Lack of ambition in the young is rightly seen as a defect. But here is an old man still driven by his old ambitions, none of which were of too lofty a nature. Is he not a fool? For his old ambitions, appropriate as they were in youth, have become absurd in old age.

His upbringing was hard and his circumstances straitened. He early resolved to better himself economically, and he succeeded. Hard work and the old-time virtues brought him wealth. But having 'arrived,' he did not know what to do with his arrival except to keep on piling up loot. Loot, however, is but a means to end, and our old man's ends are, like he himself, coming to an end.

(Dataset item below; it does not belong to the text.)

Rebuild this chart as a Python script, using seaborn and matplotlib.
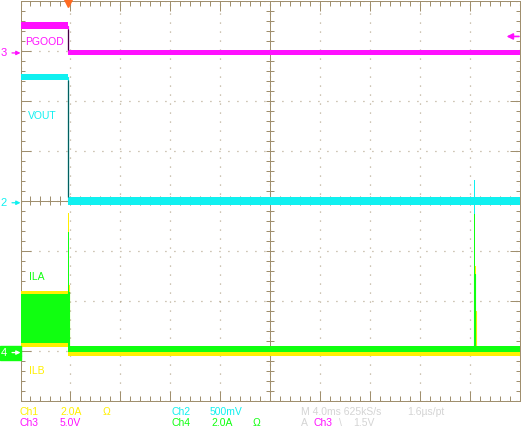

It is time for him to abandon ambition and fly into the arms of fair Philosophia, there to meditate on such truths as: One cannot tow a U-Haul with a hearse. But death, the muse of philosophy, will catch him long before it a-muses him. The Reaper's scythe will cut him down before it moves him to thought.

Ambition and Happiness

Viewed in one way, ambition is a good thing, and its absence in people, especially in the young, we consider to be a defect. Without ambition, there can be no realization of one's potential. Happiness is connected with the latter. We are happy when we are active in pursuit of choice-worthy goals that we in some measure attain. On the other hand, there is no happiness without contentment, which requires the curtailing of ambition. There is thus a tension between two components of happiness. It is a tension between happiness as self-actualization and happiness as contentment.

To actualize oneself one must strive. One strives for what one doesn't have. Striving is predicated upon felt lack. But one who lacks what he desires is not content, not at peace, and so is unhappy in one sense of the term. One who longs for what is permanently out of reach will be permanently unhappy, always striving, never arriving. Not only will he not get what he wants, he will fail to appreciate what he has.

To be happy one must strive for, and in some measure attain, choice-worthy ends. That requires ambition. But the attaining is not enough; one must rest in and enjoy what one has attained. That requires the curtailing of ambition.